● SHORT PROBLEM:
Return the entries below in their exact form, leaving the pictures out.

● SOURCE MATERIAL:

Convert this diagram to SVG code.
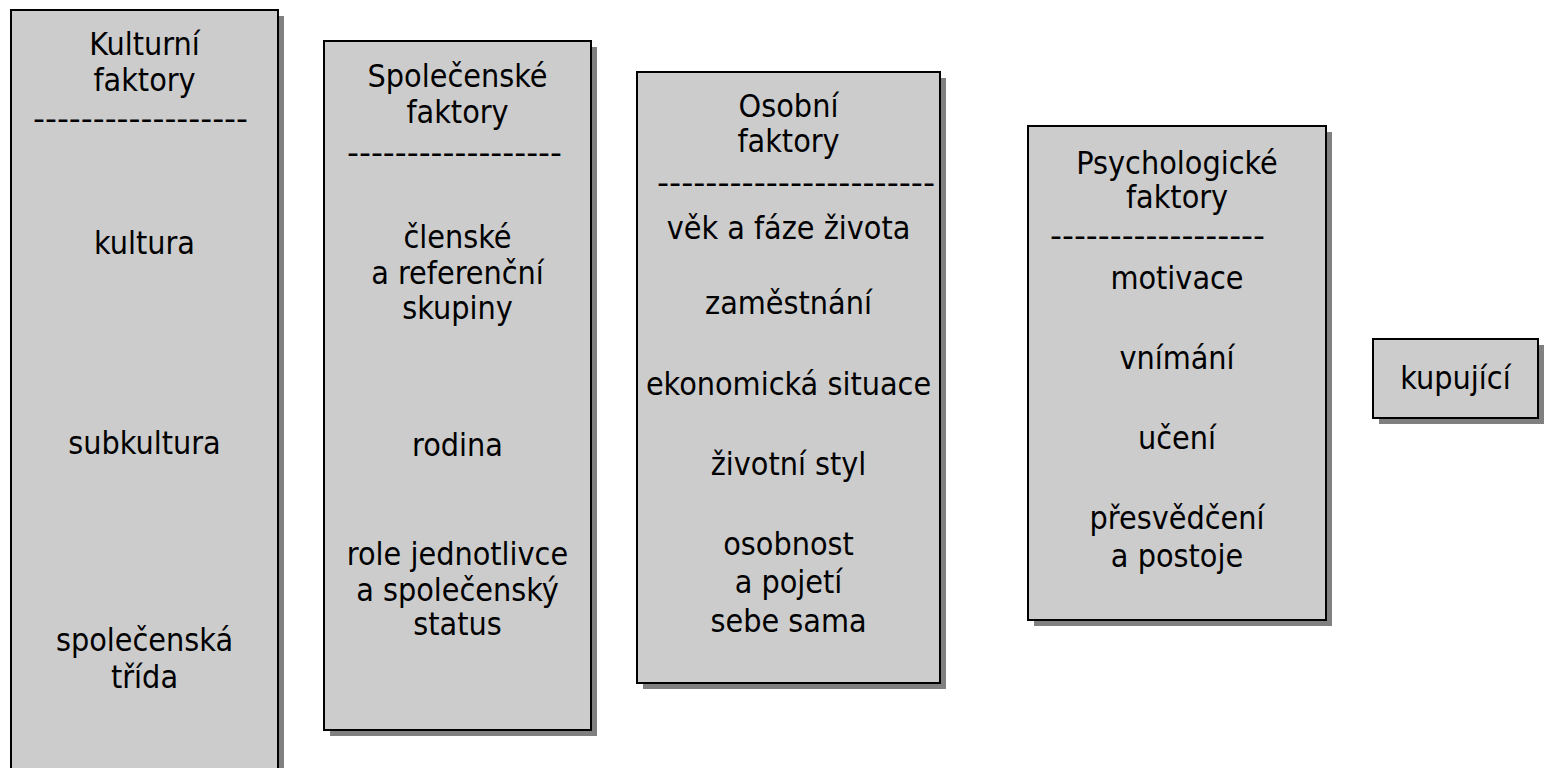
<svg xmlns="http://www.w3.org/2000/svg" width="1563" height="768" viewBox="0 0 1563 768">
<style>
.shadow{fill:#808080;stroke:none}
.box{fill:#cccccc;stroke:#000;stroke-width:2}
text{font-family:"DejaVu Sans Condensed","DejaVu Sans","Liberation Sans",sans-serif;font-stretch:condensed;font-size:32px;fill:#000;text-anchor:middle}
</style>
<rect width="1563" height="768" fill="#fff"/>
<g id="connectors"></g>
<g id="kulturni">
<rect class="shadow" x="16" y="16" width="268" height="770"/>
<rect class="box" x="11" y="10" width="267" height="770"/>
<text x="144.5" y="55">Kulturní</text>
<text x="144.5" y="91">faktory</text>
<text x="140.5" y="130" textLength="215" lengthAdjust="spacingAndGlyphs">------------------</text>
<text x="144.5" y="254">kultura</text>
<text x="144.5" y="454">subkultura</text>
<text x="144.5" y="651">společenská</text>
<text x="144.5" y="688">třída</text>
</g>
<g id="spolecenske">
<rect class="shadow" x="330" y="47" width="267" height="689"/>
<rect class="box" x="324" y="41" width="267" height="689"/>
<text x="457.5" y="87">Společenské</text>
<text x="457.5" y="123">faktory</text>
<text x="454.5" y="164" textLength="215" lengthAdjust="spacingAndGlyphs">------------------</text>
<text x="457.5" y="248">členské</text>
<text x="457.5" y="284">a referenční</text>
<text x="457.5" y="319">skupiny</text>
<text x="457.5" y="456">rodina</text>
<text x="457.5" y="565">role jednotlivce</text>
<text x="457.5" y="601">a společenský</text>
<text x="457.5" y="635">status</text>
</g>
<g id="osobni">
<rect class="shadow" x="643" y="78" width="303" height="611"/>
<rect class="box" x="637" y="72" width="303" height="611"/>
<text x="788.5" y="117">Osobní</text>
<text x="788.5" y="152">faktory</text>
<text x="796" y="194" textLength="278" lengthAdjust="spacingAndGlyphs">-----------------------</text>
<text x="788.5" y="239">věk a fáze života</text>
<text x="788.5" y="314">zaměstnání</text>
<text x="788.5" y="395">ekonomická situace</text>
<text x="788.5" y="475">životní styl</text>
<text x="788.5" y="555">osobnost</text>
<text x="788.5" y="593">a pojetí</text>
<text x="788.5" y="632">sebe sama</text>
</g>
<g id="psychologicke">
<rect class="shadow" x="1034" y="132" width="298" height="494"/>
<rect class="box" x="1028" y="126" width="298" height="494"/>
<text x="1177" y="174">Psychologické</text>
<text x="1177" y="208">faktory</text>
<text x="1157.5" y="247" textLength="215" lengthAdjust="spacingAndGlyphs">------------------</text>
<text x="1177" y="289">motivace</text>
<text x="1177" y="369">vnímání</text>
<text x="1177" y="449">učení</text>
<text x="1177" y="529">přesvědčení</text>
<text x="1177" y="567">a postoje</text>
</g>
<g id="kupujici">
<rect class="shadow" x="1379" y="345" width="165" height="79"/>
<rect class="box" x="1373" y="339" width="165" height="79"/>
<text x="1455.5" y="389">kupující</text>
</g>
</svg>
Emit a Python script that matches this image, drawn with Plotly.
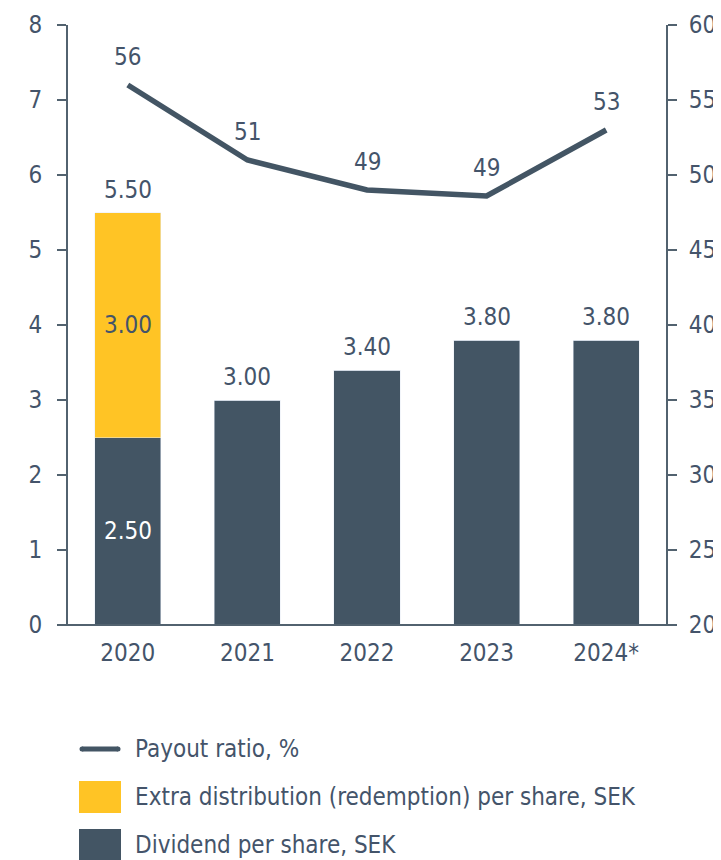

● EXERCISE ANSWER:
Convert this diagram to SVG code.
<svg xmlns="http://www.w3.org/2000/svg" width="1563" height="768" viewBox="0 0 1563 768">
<style>
.shadow{fill:#808080;stroke:none}
.box{fill:#cccccc;stroke:#000;stroke-width:2}
text{font-family:"DejaVu Sans Condensed","DejaVu Sans","Liberation Sans",sans-serif;font-stretch:condensed;font-size:32px;fill:#000;text-anchor:middle}
</style>
<rect width="1563" height="768" fill="#fff"/>
<g id="connectors"></g>
<g id="kulturni">
<rect class="shadow" x="16" y="16" width="268" height="770"/>
<rect class="box" x="11" y="10" width="267" height="770"/>
<text x="144.5" y="55">Kulturní</text>
<text x="144.5" y="91">faktory</text>
<text x="140.5" y="130" textLength="215" lengthAdjust="spacingAndGlyphs">------------------</text>
<text x="144.5" y="254">kultura</text>
<text x="144.5" y="454">subkultura</text>
<text x="144.5" y="651">společenská</text>
<text x="144.5" y="688">třída</text>
</g>
<g id="spolecenske">
<rect class="shadow" x="330" y="47" width="267" height="689"/>
<rect class="box" x="324" y="41" width="267" height="689"/>
<text x="457.5" y="87">Společenské</text>
<text x="457.5" y="123">faktory</text>
<text x="454.5" y="164" textLength="215" lengthAdjust="spacingAndGlyphs">------------------</text>
<text x="457.5" y="248">členské</text>
<text x="457.5" y="284">a referenční</text>
<text x="457.5" y="319">skupiny</text>
<text x="457.5" y="456">rodina</text>
<text x="457.5" y="565">role jednotlivce</text>
<text x="457.5" y="601">a společenský</text>
<text x="457.5" y="635">status</text>
</g>
<g id="osobni">
<rect class="shadow" x="643" y="78" width="303" height="611"/>
<rect class="box" x="637" y="72" width="303" height="611"/>
<text x="788.5" y="117">Osobní</text>
<text x="788.5" y="152">faktory</text>
<text x="796" y="194" textLength="278" lengthAdjust="spacingAndGlyphs">-----------------------</text>
<text x="788.5" y="239">věk a fáze života</text>
<text x="788.5" y="314">zaměstnání</text>
<text x="788.5" y="395">ekonomická situace</text>
<text x="788.5" y="475">životní styl</text>
<text x="788.5" y="555">osobnost</text>
<text x="788.5" y="593">a pojetí</text>
<text x="788.5" y="632">sebe sama</text>
</g>
<g id="psychologicke">
<rect class="shadow" x="1034" y="132" width="298" height="494"/>
<rect class="box" x="1028" y="126" width="298" height="494"/>
<text x="1177" y="174">Psychologické</text>
<text x="1177" y="208">faktory</text>
<text x="1157.5" y="247" textLength="215" lengthAdjust="spacingAndGlyphs">------------------</text>
<text x="1177" y="289">motivace</text>
<text x="1177" y="369">vnímání</text>
<text x="1177" y="449">učení</text>
<text x="1177" y="529">přesvědčení</text>
<text x="1177" y="567">a postoje</text>
</g>
<g id="kupujici">
<rect class="shadow" x="1379" y="345" width="165" height="79"/>
<rect class="box" x="1373" y="339" width="165" height="79"/>
<text x="1455.5" y="389">kupující</text>
</g>
</svg>
Emit a Python script that matches this image, drawn with Plotly.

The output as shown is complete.